My hon. Friend John Howell was right to identify the importance of international arbitration. Companies often choose the UK as the seat of international arbitration, which is an important part of the sector. The Ministry of Justice is working across the board to prepare for the UK’s exit from the EU, as well as continuing to promote legal services on the international stage.
It is not often that I get the chance to respond to the Minister, because normally so many people want to speak. I am pleased to do so. I thank my hon. Friends the Members for Henley (John Howell) and for Bromley and Chislehurst (Robert Neill), and the hon. Members for Paisley and Renfrewshire North (Gavin Newlands) and for Bolton South East (Yasmin Qureshi), for their contributions, and the Minister for her response.
I did not hear a lot of difference in the approach across the piece. We know the issues and what we want to get to.

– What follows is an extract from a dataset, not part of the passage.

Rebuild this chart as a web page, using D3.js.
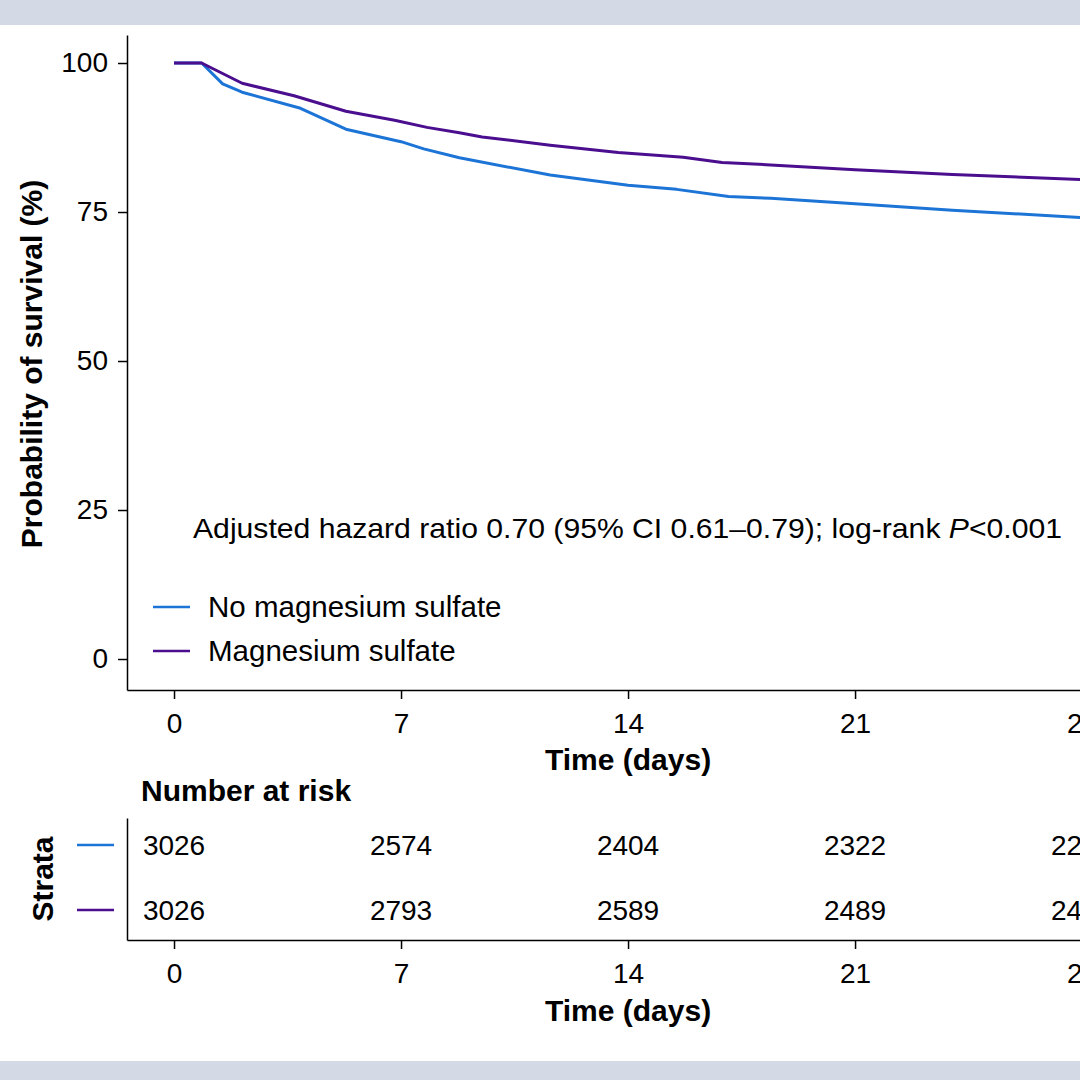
<!DOCTYPE html>
<html>
<head>
<meta charset="utf-8">
<script src="https://cdn.jsdelivr.net/npm/d3@7"></script>
<style>
  html, body { margin: 0; padding: 0; background: #fff; }
  svg { display: block; font-family: "Liberation Sans", Arial, sans-serif; }
</style>
</head>
<body>
<svg id="chart" width="1080" height="1080"></svg>
<script>
// survival curves (time in days, survival %)
const groups = ["No magnesium sulfate", "Magnesium sulfate"];
const colors = ["#1c74d6", "#4a0e8e"];

const noMgTime = [0, 0.85, 1.5, 2.1, 3.9, 5.3, 7.0, 7.7, 8.8, 11.6, 14, 15.5, 17.1, 18.4, 21, 24, 28.2];
const noMgSurv = [100, 100, 96.5, 95.1, 92.4, 88.9, 86.8, 85.6, 84.1, 81.2, 79.5, 78.8, 77.6, 77.3, 76.4, 75.3, 74.0];

const mgTime = [0, 0.85, 2.1, 3.7, 5.3, 6.8, 7.8, 8.8, 9.5, 11.6, 13.7, 15.7, 16.9, 18.4, 21, 24, 28.2];
const mgSurv = [100, 100, 96.6, 94.5, 91.9, 90.4, 89.2, 88.3, 87.6, 86.2, 85.0, 84.2, 83.3, 82.9, 82.1, 81.3, 80.4];

// number at risk table
const riskTimes = [0, 7, 14, 21, 28];
const noMgRisk = [3026, 2574, 2404, 2322, 2254];
const mgRisk = [3026, 2793, 2589, 2489, 2441];

const xTicks = [0, 7, 14, 21, 28];
const yTicks = [0, 25, 50, 75, 100];

const svg = d3.select("#chart");
const W = 1080, H = 1080;
const FS = 28;
const BOLD = 30;

// background bands
svg.append("rect").attr("x", 0).attr("y", 0).attr("width", W).attr("height", 25).attr("fill", "#d3dae5");
svg.append("rect").attr("x", 0).attr("y", 1061).attr("width", W).attr("height", 19).attr("fill", "#d3dae5");

const x = d3.scaleLinear().domain([-1.45, 30]).range([127, 127 + 31.45 * 32.43]);
const y = d3.scaleLinear().domain([-5.2, 104.7]).range([690, 35]);

function styleAxis(g) {
  g.selectAll("path.domain").attr("stroke", "#000").attr("stroke-width", 1.5);
  g.selectAll(".tick line").attr("stroke", "#000").attr("stroke-width", 1.5);
  g.selectAll(".tick text")
    .attr("font-size", FS)
    .attr("font-family", "Liberation Sans, Arial, sans-serif")
    .attr("fill", "#000");
}

// main y axis
svg.append("g")
  .attr("transform", "translate(127,0)")
  .call(d3.axisLeft(y).tickValues(yTicks).tickSize(9).tickSizeOuter(0).tickPadding(10))
  .call(styleAxis);

// main x axis
svg.append("g")
  .attr("transform", "translate(0,690)")
  .call(d3.axisBottom(x).tickValues(xTicks).tickSize(9).tickSizeOuter(0).tickPadding(14))
  .call(styleAxis);

svg.append("text")
  .attr("transform", "translate(42,364) rotate(-90)")
  .attr("text-anchor", "middle")
  .attr("font-size", BOLD)
  .attr("font-weight", "bold")
  .text("Probability of survival (%)");

svg.append("text")
  .attr("x", x(14)).attr("y", 770)
  .attr("text-anchor", "middle")
  .attr("font-size", BOLD)
  .attr("font-weight", "bold")
  .text("Time (days)");

// curves
const curves = [
  noMgTime.map((t, i) => [t, noMgSurv[i]]),
  mgTime.map((t, i) => [t, mgSurv[i]])
];
const line = d3.line().x(d => x(d[0])).y(d => y(d[1]));

svg.selectAll("path.km")
  .data(curves)
  .join("path")
  .attr("class", "km")
  .attr("d", line)
  .attr("fill", "none")
  .attr("stroke", (_, i) => colors[i])
  .attr("stroke-width", 3)
  .attr("stroke-linejoin", "round");

// annotation
svg.append("text")
  .attr("x", 193).attr("y", 538)
  .attr("font-size", FS)
  .attr("textLength", 869)
  .attr("lengthAdjust", "spacingAndGlyphs")
  .call(t => {
    t.append("tspan").text("Adjusted hazard ratio 0.70 (95% CI 0.61\u20130.79); log-rank ");
    t.append("tspan").attr("font-style", "italic").text("P");
    t.append("tspan").text("<0.001");
  });

// legend
const legend = svg.selectAll("g.legend")
  .data(groups)
  .join("g")
  .attr("class", "legend")
  .attr("transform", (_, i) => `translate(153,${607 + i * 44})`);
legend.append("line")
  .attr("x1", 0).attr("x2", 37)
  .attr("stroke", (_, i) => colors[i])
  .attr("stroke-width", 2.5);
legend.append("text")
  .attr("x", 55).attr("y", 10)
  .attr("font-size", 29.5)
  .text(d => d);

// number at risk
svg.append("text")
  .attr("x", 141).attr("y", 801)
  .attr("font-size", BOLD)
  .attr("font-weight", "bold")
  .text("Number at risk");

const row = d3.scalePoint().domain(groups).range([845, 910]);
const yRisk = d3.scaleLinear().domain([0, 1]).range([940, 818]);

svg.append("g")
  .attr("transform", "translate(127,0)")
  .call(d3.axisLeft(yRisk).tickValues([]).tickSizeOuter(0))
  .call(styleAxis);

svg.append("g")
  .attr("transform", "translate(0,940)")
  .call(d3.axisBottom(x).tickValues(xTicks).tickSize(9).tickSizeOuter(0).tickPadding(14))
  .call(styleAxis);

const riskRows = [noMgRisk, mgRisk];
riskRows.forEach((vals, gi) => {
  svg.append("g")
    .selectAll("text")
    .data(vals)
    .join("text")
    .attr("x", (_, i) => x(riskTimes[i]))
    .attr("y", row(groups[gi]) + 10)
    .attr("text-anchor", "middle")
    .attr("font-size", FS)
    .text(d => d);
});

svg.selectAll("line.strata")
  .data(groups)
  .join("line")
  .attr("class", "strata")
  .attr("x1", 77).attr("x2", 114)
  .attr("y1", d => row(d)).attr("y2", d => row(d))
  .attr("stroke", (_, i) => colors[i])
  .attr("stroke-width", 2.5);

svg.append("text")
  .attr("transform", "translate(53,879) rotate(-90)")
  .attr("text-anchor", "middle")
  .attr("font-size", BOLD)
  .attr("font-weight", "bold")
  .text("Strata");

svg.append("text")
  .attr("x", x(14)).attr("y", 1021)
  .attr("text-anchor", "middle")
  .attr("font-size", BOLD)
  .attr("font-weight", "bold")
  .text("Time (days)");
</script>
</body>
</html>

Interestingly, my hon. Friend the Member for Bromley and Chislehurst spoke about a Committee report from two years ago that dealt with the same issues. Two years later, we have come to the same conclusions in this report—it is not even as though this is a new finding. We all want mutual market access, we want the importance of a labour mobility framework and we see the need for legal certainty.
Several hon. Members said that if those things are not achieved and, as a result, English law clauses are included to a lesser degree in contracts, there is potential for very lasting damage to our legal services. That must be of great concern to everyone in this room. Various treaties were mentioned—Lugano and so forth—but relying on those would be second best. We want the best for our legal services sector. I hope the message has been received and that, as we go into further negotiations, the Minister will bang the drum for legal services as I am sure she will.
Question put and agreed to.
That this House
has considered the provision of legal services after the UK leaves the EU.